▶ EXERCISE
Reproduce the listing below character for character; drop every image.

## Start PROVIDED MATERIAL

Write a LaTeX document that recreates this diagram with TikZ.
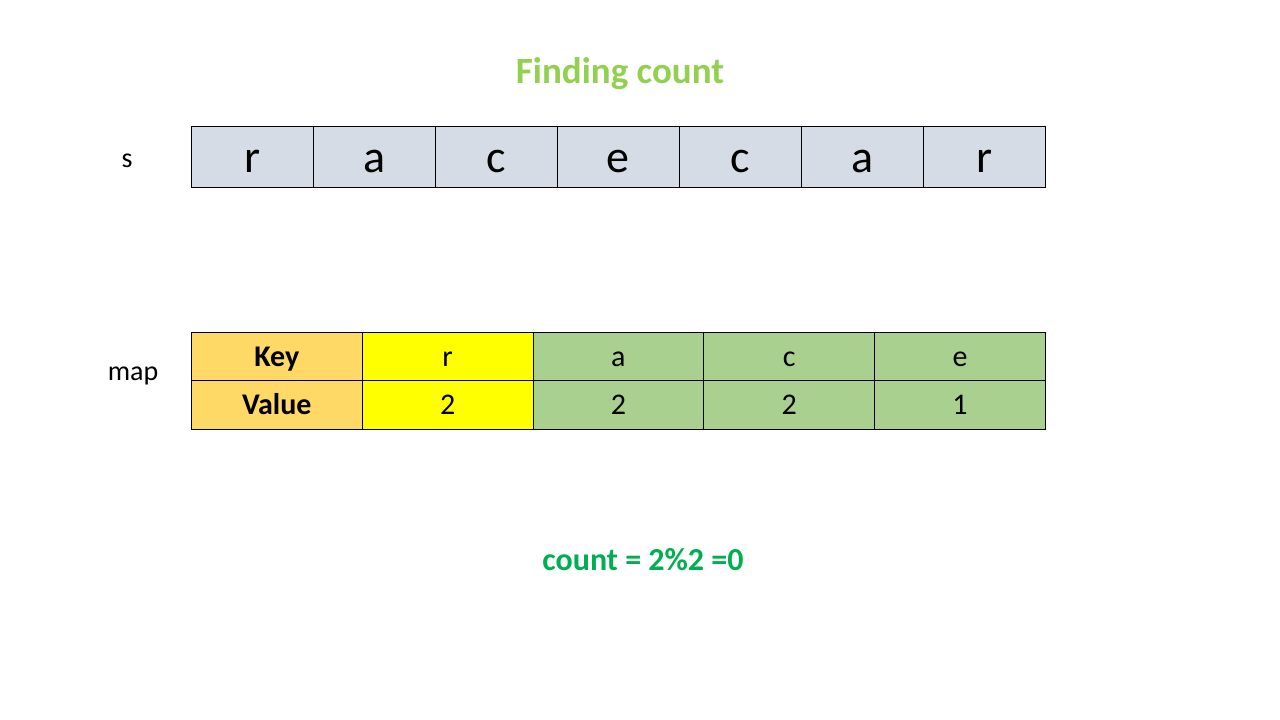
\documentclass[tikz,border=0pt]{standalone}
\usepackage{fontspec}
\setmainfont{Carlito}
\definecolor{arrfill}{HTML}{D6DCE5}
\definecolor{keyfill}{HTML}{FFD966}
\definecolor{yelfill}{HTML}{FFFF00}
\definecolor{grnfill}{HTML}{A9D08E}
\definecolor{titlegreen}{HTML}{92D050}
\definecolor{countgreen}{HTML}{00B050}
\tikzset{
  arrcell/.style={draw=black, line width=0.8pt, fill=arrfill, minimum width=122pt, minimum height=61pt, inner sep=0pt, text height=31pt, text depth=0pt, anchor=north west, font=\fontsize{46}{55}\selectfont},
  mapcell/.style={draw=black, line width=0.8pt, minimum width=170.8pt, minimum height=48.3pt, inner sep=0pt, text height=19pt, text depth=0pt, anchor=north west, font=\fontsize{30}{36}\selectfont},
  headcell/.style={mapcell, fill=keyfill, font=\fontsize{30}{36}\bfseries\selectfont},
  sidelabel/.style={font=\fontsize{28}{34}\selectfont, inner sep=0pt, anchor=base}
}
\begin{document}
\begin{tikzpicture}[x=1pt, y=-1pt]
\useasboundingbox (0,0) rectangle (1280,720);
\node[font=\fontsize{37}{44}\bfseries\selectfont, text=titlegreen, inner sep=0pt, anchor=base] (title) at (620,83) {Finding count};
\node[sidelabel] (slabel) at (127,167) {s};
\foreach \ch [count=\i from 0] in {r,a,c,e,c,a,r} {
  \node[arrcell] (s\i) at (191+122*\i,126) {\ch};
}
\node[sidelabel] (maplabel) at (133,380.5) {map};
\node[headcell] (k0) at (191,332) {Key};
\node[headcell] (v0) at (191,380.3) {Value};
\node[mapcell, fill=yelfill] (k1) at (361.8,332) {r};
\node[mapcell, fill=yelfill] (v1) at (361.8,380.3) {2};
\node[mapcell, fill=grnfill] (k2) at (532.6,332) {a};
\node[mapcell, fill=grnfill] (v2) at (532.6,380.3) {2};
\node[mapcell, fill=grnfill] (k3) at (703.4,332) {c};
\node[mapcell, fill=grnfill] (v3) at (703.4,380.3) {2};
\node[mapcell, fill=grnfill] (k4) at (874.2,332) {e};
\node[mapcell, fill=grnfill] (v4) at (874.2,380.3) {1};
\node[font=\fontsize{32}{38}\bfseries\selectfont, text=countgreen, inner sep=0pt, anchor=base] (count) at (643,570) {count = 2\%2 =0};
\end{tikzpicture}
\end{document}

## End PROVIDED MATERIAL

▶ CORRECT OUTPUT
Write a LaTeX document that recreates this diagram with TikZ.
\documentclass[tikz,border=0pt]{standalone}
\usepackage{fontspec}
\setmainfont{Carlito}
\definecolor{arrfill}{HTML}{D6DCE5}
\definecolor{keyfill}{HTML}{FFD966}
\definecolor{yelfill}{HTML}{FFFF00}
\definecolor{grnfill}{HTML}{A9D08E}
\definecolor{titlegreen}{HTML}{92D050}
\definecolor{countgreen}{HTML}{00B050}
\tikzset{
  arrcell/.style={draw=black, line width=0.8pt, fill=arrfill, minimum width=122pt, minimum height=61pt, inner sep=0pt, text height=31pt, text depth=0pt, anchor=north west, font=\fontsize{46}{55}\selectfont},
  mapcell/.style={draw=black, line width=0.8pt, minimum width=170.8pt, minimum height=48.3pt, inner sep=0pt, text height=19pt, text depth=0pt, anchor=north west, font=\fontsize{30}{36}\selectfont},
  headcell/.style={mapcell, fill=keyfill, font=\fontsize{30}{36}\bfseries\selectfont},
  sidelabel/.style={font=\fontsize{28}{34}\selectfont, inner sep=0pt, anchor=base}
}
\begin{document}
\begin{tikzpicture}[x=1pt, y=-1pt]
\useasboundingbox (0,0) rectangle (1280,720);
\node[font=\fontsize{37}{44}\bfseries\selectfont, text=titlegreen, inner sep=0pt, anchor=base] (title) at (620,83) {Finding count};
\node[sidelabel] (slabel) at (127,167) {s};
\foreach \ch [count=\i from 0] in {r,a,c,e,c,a,r} {
  \node[arrcell] (s\i) at (191+122*\i,126) {\ch};
}
\node[sidelabel] (maplabel) at (133,380.5) {map};
\node[headcell] (k0) at (191,332) {Key};
\node[headcell] (v0) at (191,380.3) {Value};
\node[mapcell, fill=yelfill] (k1) at (361.8,332) {r};
\node[mapcell, fill=yelfill] (v1) at (361.8,380.3) {2};
\node[mapcell, fill=grnfill] (k2) at (532.6,332) {a};
\node[mapcell, fill=grnfill] (v2) at (532.6,380.3) {2};
\node[mapcell, fill=grnfill] (k3) at (703.4,332) {c};
\node[mapcell, fill=grnfill] (v3) at (703.4,380.3) {2};
\node[mapcell, fill=grnfill] (k4) at (874.2,332) {e};
\node[mapcell, fill=grnfill] (v4) at (874.2,380.3) {1};
\node[font=\fontsize{32}{38}\bfseries\selectfont, text=countgreen, inner sep=0pt, anchor=base] (count) at (643,570) {count = 2\%2 =0};
\end{tikzpicture}
\end{document}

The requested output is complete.